**Directive:** Only the lines from the beginning of the entries through the one with "(0,0) rectangle (545,773);" should be written out, please, exactly and without any pictures.

**Extracted material:**
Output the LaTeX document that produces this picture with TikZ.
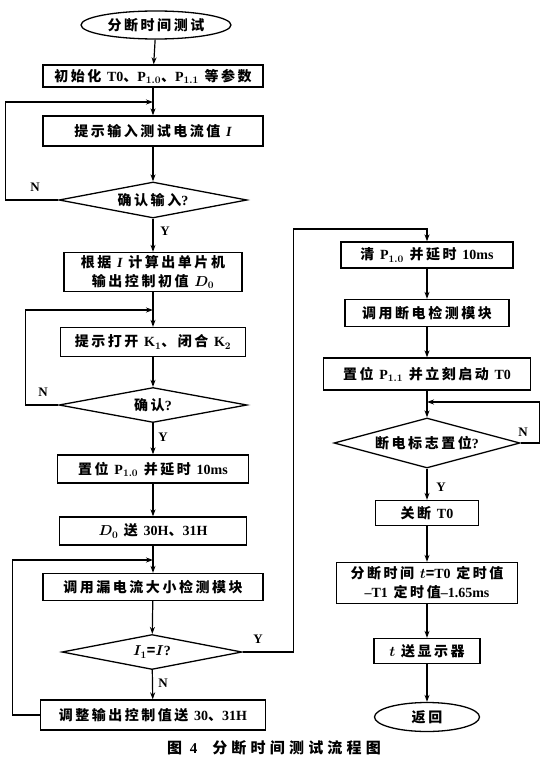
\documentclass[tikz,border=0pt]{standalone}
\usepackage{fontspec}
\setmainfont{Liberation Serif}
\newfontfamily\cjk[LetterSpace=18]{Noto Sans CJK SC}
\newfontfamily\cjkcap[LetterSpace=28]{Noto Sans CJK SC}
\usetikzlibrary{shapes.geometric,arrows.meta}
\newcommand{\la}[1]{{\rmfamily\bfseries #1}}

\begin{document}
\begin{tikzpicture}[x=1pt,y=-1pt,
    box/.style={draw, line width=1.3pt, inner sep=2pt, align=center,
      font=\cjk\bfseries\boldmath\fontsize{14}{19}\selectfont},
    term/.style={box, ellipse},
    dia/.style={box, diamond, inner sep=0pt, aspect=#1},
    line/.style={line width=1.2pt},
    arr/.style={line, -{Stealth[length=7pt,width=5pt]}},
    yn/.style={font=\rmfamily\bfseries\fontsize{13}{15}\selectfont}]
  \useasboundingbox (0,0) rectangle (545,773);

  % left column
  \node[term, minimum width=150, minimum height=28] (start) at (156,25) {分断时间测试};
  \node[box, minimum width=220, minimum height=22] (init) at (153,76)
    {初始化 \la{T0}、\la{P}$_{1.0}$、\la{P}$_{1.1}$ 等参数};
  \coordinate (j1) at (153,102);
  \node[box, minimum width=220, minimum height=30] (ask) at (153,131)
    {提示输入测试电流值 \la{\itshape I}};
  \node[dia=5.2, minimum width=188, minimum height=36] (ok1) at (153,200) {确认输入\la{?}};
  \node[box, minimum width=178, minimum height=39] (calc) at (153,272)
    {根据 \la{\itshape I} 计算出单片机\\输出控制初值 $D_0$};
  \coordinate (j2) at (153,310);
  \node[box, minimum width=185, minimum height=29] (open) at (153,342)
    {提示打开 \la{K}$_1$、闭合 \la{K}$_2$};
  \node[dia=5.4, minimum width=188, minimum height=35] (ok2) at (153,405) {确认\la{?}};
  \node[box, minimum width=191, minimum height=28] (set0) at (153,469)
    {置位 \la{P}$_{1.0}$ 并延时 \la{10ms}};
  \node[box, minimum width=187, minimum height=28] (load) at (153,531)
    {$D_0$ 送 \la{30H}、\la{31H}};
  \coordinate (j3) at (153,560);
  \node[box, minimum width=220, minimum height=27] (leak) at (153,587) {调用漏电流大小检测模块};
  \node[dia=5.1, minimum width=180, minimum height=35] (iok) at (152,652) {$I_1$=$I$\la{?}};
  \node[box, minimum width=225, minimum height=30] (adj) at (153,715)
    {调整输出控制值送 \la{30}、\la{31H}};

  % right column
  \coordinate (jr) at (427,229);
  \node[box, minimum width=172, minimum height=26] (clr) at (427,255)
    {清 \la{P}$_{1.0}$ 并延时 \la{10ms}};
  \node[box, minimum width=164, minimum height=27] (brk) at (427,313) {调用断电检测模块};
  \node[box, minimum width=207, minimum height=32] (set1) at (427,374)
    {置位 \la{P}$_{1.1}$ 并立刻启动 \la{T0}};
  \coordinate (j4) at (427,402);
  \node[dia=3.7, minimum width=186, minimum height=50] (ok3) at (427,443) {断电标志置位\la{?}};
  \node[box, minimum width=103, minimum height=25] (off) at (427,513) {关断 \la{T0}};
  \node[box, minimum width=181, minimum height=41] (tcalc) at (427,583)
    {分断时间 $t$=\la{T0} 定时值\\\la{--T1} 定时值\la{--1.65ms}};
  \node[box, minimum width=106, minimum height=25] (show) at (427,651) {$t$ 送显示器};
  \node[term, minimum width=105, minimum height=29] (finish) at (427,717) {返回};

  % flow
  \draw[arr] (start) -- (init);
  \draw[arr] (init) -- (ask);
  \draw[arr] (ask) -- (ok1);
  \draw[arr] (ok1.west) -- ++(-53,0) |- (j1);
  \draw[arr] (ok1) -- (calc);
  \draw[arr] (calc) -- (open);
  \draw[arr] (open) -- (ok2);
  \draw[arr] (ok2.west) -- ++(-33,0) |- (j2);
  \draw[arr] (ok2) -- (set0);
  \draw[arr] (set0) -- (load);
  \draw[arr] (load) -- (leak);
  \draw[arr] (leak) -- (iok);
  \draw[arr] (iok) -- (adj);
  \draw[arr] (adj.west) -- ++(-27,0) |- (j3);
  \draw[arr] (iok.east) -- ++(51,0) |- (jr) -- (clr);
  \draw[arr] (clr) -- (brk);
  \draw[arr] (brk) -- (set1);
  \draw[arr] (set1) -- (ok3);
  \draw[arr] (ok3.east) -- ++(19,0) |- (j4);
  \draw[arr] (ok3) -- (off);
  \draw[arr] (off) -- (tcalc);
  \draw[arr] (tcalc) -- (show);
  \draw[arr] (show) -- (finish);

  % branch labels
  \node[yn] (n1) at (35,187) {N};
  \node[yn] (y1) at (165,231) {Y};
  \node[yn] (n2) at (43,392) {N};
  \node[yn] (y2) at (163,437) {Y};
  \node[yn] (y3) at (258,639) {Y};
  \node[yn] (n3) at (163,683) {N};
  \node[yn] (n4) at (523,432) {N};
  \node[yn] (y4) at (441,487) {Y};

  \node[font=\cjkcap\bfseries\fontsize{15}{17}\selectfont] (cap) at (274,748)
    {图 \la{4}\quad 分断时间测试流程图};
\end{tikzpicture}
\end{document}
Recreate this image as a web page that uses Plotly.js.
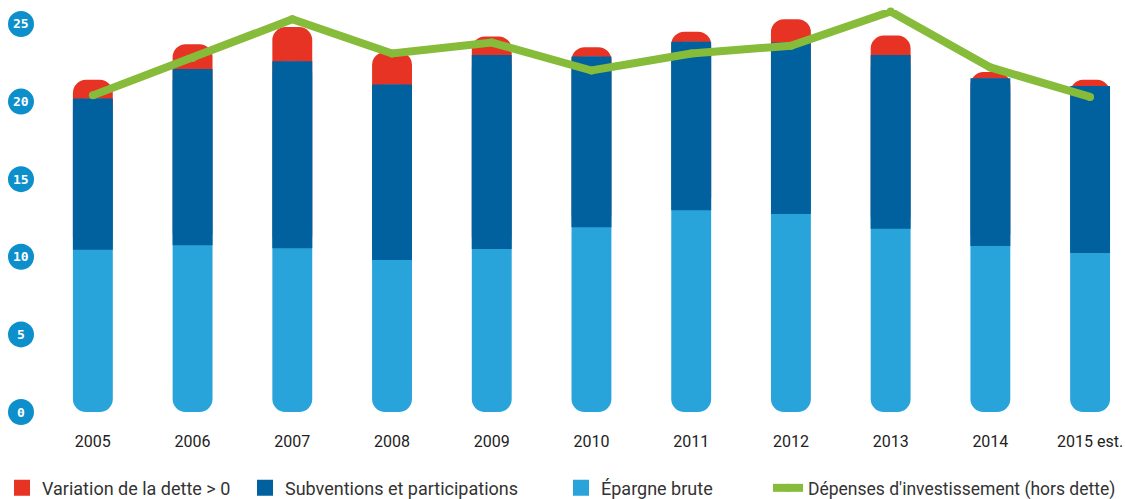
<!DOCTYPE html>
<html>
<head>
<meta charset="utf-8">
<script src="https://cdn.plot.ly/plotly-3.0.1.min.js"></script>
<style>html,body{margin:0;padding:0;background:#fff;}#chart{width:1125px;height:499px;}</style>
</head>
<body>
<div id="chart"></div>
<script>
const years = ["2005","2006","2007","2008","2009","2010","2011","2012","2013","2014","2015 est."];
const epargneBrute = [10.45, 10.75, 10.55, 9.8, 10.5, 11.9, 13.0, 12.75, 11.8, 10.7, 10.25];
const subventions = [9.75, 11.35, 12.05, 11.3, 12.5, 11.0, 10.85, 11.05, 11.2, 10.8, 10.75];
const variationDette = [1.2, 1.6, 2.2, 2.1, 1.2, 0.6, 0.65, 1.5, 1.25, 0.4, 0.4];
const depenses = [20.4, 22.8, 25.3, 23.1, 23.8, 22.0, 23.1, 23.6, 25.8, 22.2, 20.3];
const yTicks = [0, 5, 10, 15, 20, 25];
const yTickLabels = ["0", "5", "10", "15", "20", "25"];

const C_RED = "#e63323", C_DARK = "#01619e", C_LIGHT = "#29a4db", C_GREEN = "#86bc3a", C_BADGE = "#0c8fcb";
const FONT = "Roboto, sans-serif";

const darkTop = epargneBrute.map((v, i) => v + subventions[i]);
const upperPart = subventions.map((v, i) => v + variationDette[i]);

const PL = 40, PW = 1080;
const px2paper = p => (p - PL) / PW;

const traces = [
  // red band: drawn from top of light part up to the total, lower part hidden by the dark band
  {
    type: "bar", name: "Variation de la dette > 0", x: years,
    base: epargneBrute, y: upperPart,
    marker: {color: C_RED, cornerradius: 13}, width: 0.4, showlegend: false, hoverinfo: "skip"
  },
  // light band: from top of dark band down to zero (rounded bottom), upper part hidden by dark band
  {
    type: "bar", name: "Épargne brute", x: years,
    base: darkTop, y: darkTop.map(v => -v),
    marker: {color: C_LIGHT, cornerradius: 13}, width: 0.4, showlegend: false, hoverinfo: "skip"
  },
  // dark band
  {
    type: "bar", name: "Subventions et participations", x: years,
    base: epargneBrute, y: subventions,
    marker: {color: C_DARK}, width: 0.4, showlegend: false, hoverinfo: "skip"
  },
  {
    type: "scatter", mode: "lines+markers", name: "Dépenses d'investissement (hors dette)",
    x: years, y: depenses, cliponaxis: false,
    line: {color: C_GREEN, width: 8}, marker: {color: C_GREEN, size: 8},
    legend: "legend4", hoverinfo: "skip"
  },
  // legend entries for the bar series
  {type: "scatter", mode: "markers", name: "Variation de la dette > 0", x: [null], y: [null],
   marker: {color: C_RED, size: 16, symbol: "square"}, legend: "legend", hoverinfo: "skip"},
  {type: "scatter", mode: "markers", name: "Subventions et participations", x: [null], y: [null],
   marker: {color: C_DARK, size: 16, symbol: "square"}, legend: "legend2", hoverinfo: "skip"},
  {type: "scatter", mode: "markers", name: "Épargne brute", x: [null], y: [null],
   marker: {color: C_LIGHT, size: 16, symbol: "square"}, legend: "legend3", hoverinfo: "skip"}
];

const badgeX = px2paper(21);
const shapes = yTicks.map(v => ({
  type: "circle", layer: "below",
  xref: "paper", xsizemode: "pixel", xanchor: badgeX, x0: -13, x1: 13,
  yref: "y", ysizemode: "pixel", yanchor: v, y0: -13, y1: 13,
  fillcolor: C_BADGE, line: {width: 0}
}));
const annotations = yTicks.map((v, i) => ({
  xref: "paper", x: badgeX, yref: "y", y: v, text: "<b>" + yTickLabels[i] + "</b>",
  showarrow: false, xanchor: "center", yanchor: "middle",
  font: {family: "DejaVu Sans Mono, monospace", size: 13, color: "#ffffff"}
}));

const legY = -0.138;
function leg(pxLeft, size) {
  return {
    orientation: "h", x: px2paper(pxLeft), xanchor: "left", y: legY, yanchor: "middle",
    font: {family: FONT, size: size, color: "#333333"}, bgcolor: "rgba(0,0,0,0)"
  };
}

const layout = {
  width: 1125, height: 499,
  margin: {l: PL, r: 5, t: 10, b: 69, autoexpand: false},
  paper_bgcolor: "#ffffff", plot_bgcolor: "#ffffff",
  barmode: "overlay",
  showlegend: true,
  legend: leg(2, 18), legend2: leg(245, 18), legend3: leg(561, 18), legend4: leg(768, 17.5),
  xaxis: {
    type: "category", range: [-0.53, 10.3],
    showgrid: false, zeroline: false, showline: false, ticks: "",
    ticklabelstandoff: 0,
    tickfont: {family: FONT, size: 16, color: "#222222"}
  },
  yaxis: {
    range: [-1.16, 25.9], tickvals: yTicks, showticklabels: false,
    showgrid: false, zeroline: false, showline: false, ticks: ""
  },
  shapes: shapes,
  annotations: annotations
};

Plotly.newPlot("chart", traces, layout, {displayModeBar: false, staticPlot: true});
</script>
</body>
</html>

**Final result:**
Output the LaTeX document that produces this picture with TikZ.
\documentclass[tikz,border=0pt]{standalone}
\usepackage{fontspec}
\setmainfont{Liberation Serif}
\newfontfamily\cjk[LetterSpace=18]{Noto Sans CJK SC}
\newfontfamily\cjkcap[LetterSpace=28]{Noto Sans CJK SC}
\usetikzlibrary{shapes.geometric,arrows.meta}
\newcommand{\la}[1]{{\rmfamily\bfseries #1}}

\begin{document}
\begin{tikzpicture}[x=1pt,y=-1pt,
    box/.style={draw, line width=1.3pt, inner sep=2pt, align=center,
      font=\cjk\bfseries\boldmath\fontsize{14}{19}\selectfont},
    term/.style={box, ellipse},
    dia/.style={box, diamond, inner sep=0pt, aspect=#1},
    line/.style={line width=1.2pt},
    arr/.style={line, -{Stealth[length=7pt,width=5pt]}},
    yn/.style={font=\rmfamily\bfseries\fontsize{13}{15}\selectfont}]
  \useasboundingbox (0,0) rectangle (545,773);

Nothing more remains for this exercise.